Die spannende Frage ist: Was machst du mit diesem Wissen? Hier sind ein paar Denkanstöße, die auf den wissenschaftlichen Erkenntnissen basieren:
- Beobachte deine automatischen Reaktionen bei der Arbeit. Wann fühlst du dich energiegeladen, wann gestresst? Diese Muster verraten dir viel über deine natürlichen Stärken und Persönlichkeitsausprägungen.
- Experimentiere bewusst mit neuen Arbeitsweisen. Die Forschung zeigt, dass Verhaltensänderungen tatsächlich Persönlichkeitsentwicklung fördern können.
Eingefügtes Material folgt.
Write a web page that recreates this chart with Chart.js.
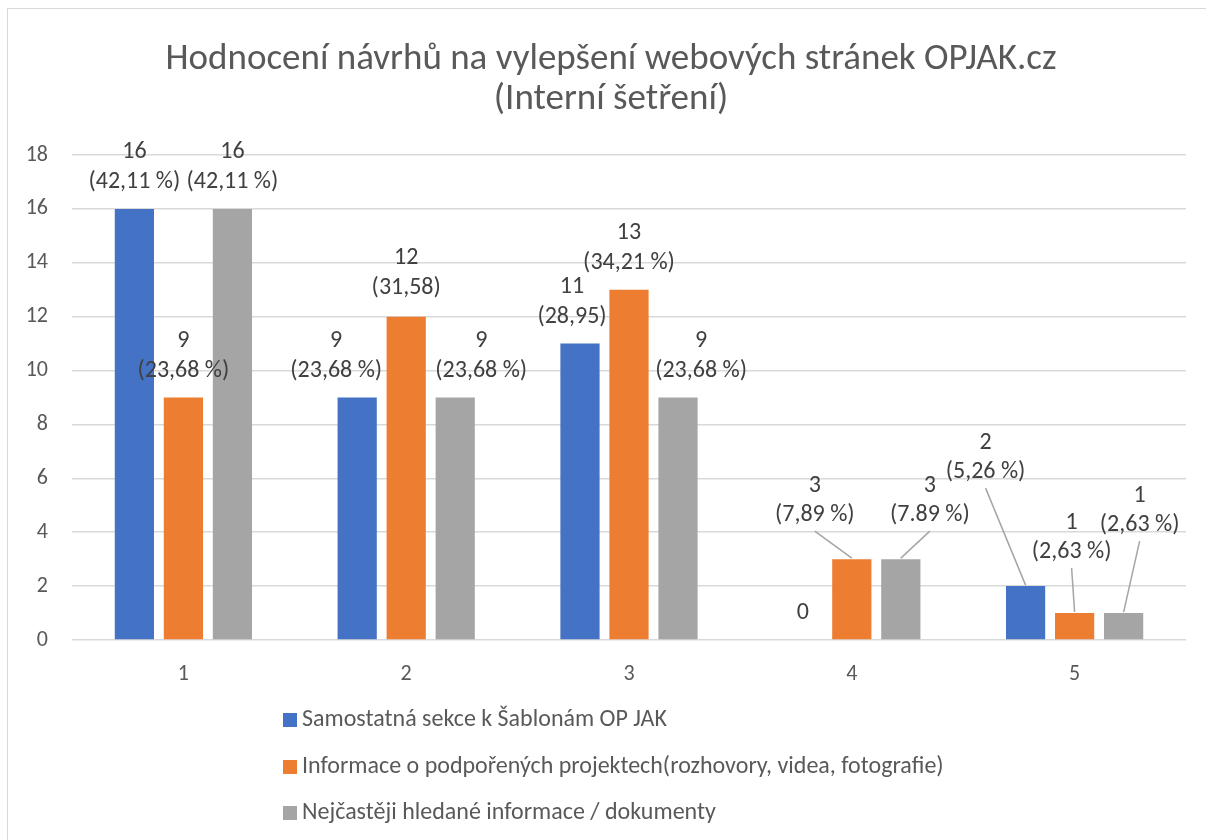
<!DOCTYPE html>
<html>
<head>
<meta charset="utf-8">
<title>Hodnocení návrhů na vylepšení webových stránek OPJAK.cz</title>
<script src="https://cdn.jsdelivr.net/npm/chart.js@4.4.1/dist/chart.umd.min.js"></script>
<style>
  body { margin: 0; background: #fff; }
  canvas { display: block; }
</style>
</head>
<body>
<canvas id="chart" width="1206" height="840"></canvas>
<script>
// chart texts
const titleLines = ['Hodnocení návrhů na vylepšení webových stránek OPJAK.cz', '(Interní šetření)'];
const categories = ['1', '2', '3', '4', '5'];
const seriesNames = [
  'Samostatná sekce k Šablonám OP JAK',
  'Informace o podpořených projektech(rozhovory, videa, fotografie)',
  'Nejčastěji hledané informace / dokumenty'
];

// counts per rating, one array per series
const sekceValues = [16, 9, 11, 0, 2];
const projektyValues = [9, 12, 13, 3, 1];
const hledaneValues = [16, 9, 9, 3, 1];

// percentage labels exactly as written in the source chart
const sekcePercent = ['(42,11 %)', '(23,68 %)', '(28,95)', '', '(5,26 %)'];
const projektyPercent = ['(23,68 %)', '(31,58)', '(34,21 %)', '(7,89 %)', '(2,63 %)'];
const hledanePercent = ['(42,11 %)', '(23,68 %)', '(23,68 %)', '(7.89 %)', '(2,63 %)'];

// y axis
const yMax = 18;
const yStep = 2;

// styling
const seriesColors = ['#4472C4', '#ED7D31', '#A5A5A5'];
const fontFamily = "Carlito, Calibri, Lato, 'Open Sans', sans-serif";
const textGray = '#595959';
const labelGray = '#404040';

// moved labels: [dx, dy, leader line] in pixels, per series and category
const labelShift = [
  [[0, 0, false], [-21, 0, false], [-8, 0, false], [0, 0, false], [-40, -87, true]],
  [[0, 0, false], [0, -2, false], [0, 0, false], [-37, -17, true], [-3, -34, true]],
  [[0, 0, false], [26, 0, false], [23, 0, false], [29, -17, true], [16, -61, true]]
];

const percentLabels = [sekcePercent, projektyPercent, hledanePercent];

// white page, light frame and the two line title
const framePlugin = {
  id: 'frame',
  beforeDraw(chart) {
    const ctx = chart.ctx;
    ctx.save();
    ctx.fillStyle = '#ffffff';
    ctx.fillRect(0, 0, chart.width, chart.height);
    ctx.strokeStyle = '#d9d9d9';
    ctx.lineWidth = 1;
    ctx.strokeRect(7.5, 8.5, chart.width + 20, chart.height + 20);

    // title is centred on the frame, not on the canvas
    ctx.font = '37px ' + fontFamily;
    ctx.fillStyle = textGray;
    ctx.textAlign = 'center';
    ctx.textBaseline = 'middle';
    titleLines.forEach((line, i) => {
      ctx.fillText(line, 611, 60 + i * 40);
    });
    ctx.restore();
  }
};

// two line value labels above the bars, with leader lines where moved
const valueLabelPlugin = {
  id: 'valueLabels',
  afterDatasetsDraw(chart) {
    const ctx = chart.ctx;
    ctx.save();
    ctx.font = '24px ' + fontFamily;
    ctx.fillStyle = labelGray;
    ctx.textAlign = 'center';
    ctx.textBaseline = 'middle';
    chart.data.datasets.forEach((ds, i) => {
      const meta = chart.getDatasetMeta(i);
      meta.data.forEach((bar, j) => {
        const shift = labelShift[i][j];
        const x = bar.x + shift[0];
        const y2 = bar.y - 27 + shift[1];
        const y1 = y2 - 29.5;
        const pct = percentLabels[i][j];
        if (pct === '') {
          ctx.fillText(String(ds.data[j]), x, y2);
        } else {
          ctx.fillText(String(ds.data[j]), x, y1);
          ctx.fillText(pct, x, y2);
        }
        if (shift[2]) {
          ctx.strokeStyle = '#a5a5a5';
          ctx.lineWidth = 1.5;
          ctx.beginPath();
          ctx.moveTo(x, y2 + 16);
          ctx.lineTo(bar.x, bar.y - 1);
          ctx.stroke();
        }
      });
    });
    ctx.restore();
  }
};

// vertical legend list under the x axis
const legendListPlugin = {
  id: 'legendList',
  afterDraw(chart) {
    const ctx = chart.ctx;
    const left = 283;
    const rows = [720, 767, 813];
    ctx.save();
    ctx.font = '24px ' + fontFamily;
    ctx.textAlign = 'left';
    ctx.textBaseline = 'middle';
    chart.data.datasets.forEach((ds, i) => {
      ctx.fillStyle = ds.backgroundColor;
      ctx.fillRect(left, rows[i] - 7, 14, 14);
      ctx.fillStyle = textGray;
      ctx.fillText(ds.label, left + 19, rows[i]);
    });
    ctx.restore();
  }
};

const values = [sekceValues, projektyValues, hledaneValues];

new Chart(document.getElementById('chart'), {
  type: 'bar',
  data: {
    labels: categories,
    datasets: seriesNames.map((name, i) => ({
      label: name,
      data: values[i],
      backgroundColor: seriesColors[i],
      borderWidth: 0,
      categoryPercentage: 0.66,
      barPercentage: 0.8
    }))
  },
  options: {
    responsive: false,
    animation: false,
    layout: { padding: { left: 0, right: 20, top: 155, bottom: 0 } },
    plugins: {
      legend: { display: false },
      title: { display: false },
      tooltip: { enabled: false }
    },
    scales: {
      x: {
        grid: { display: false, drawTicks: false, tickLength: 0 },
        border: { display: false },
        ticks: { color: textGray, font: { family: fontFamily, size: 22 }, padding: 21 },
        afterFit: (scale) => { scale.height = 200; }
      },
      y: {
        min: 0,
        max: yMax,
        grid: { color: '#d9d9d9', lineWidth: 1.5, drawTicks: false, tickLength: 0 },
        border: { display: false },
        ticks: { stepSize: yStep, color: textGray, font: { family: fontFamily, size: 22 }, padding: 24 },
        afterFit: (scale) => { scale.width = 72; }
      }
    }
  },
  plugins: [framePlugin, valueLabelPlugin, legendListPlugin]
});
</script>
</body>
</html>
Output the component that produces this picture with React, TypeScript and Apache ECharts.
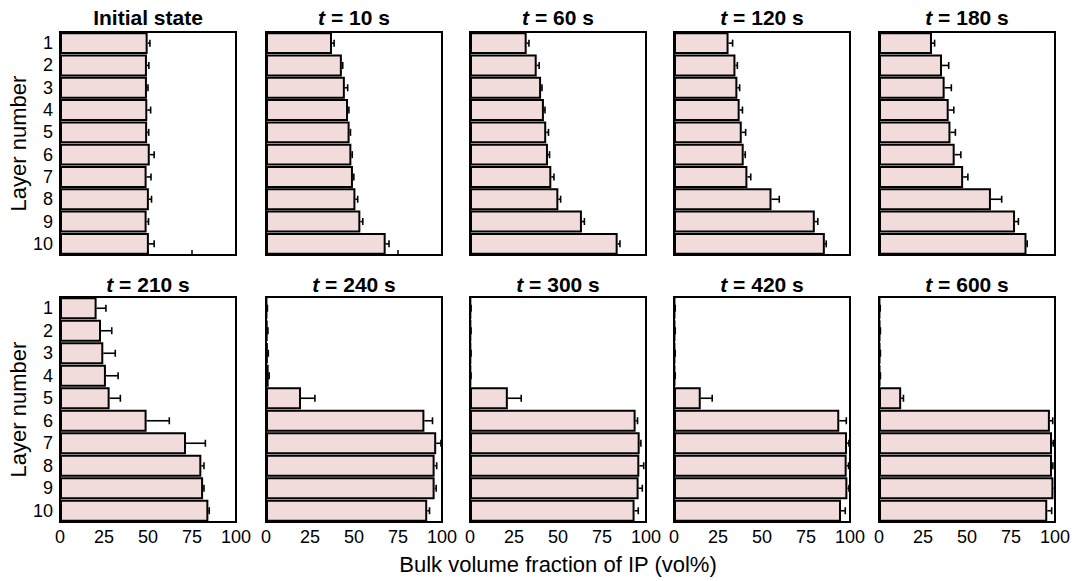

Wenn du normalerweise alles perfekt machen willst, versuche mal, eine Aufgabe mit 80 Prozent Perfektion abzugeben.
- Nutze deine Arbeitsumgebung als Labor für persönliche Entwicklung. Die Studien belegen: Berufsumwelten formen unsere Persönlichkeit. Jeder Tag bietet unzählige kleine Experimente, um neue Seiten an dir zu entdecken.
- Achte darauf, wie du auf berufliche Herausforderungen reagierst. Deine spontanen Reaktionen sind oft ehrlicher als deine durchdachten Antworten und geben dir Hinweise auf deine aktuellen Persönlichkeitsausprägungen.
Am Ende des Tages ist dein Arbeitsplatz einer der ehrlichsten Spiegel deiner Persönlichkeit. Nicht weil er alles über dich verrät, sondern weil er dir die Chance gibt, dich selbst besser zu verstehen und bewusst zu entscheiden, wer du sein möchtest. Die Wissenschaft zeigt eindeutig: Du bist nicht der Gefangene deiner Persönlichkeit, sondern ihr Architekt. Und dein Job ist einer der wichtigsten Bausteine in diesem lebenslangen Projekt namens „Du selbst werden“.
Die Wechselwirkung zwischen Arbeitsverhalten und Persönlichkeit ist real, messbar und gestaltbar. Nutze diese Erkenntnis, um bewusster zu arbeiten und dich gezielt in die Richtung zu entwickeln, die du dir wünschst. Denn wie die Forschung beweist: Wer wir bei der Arbeit sind, bestimmt maßgeblich mit, wer wir als Mensch werden.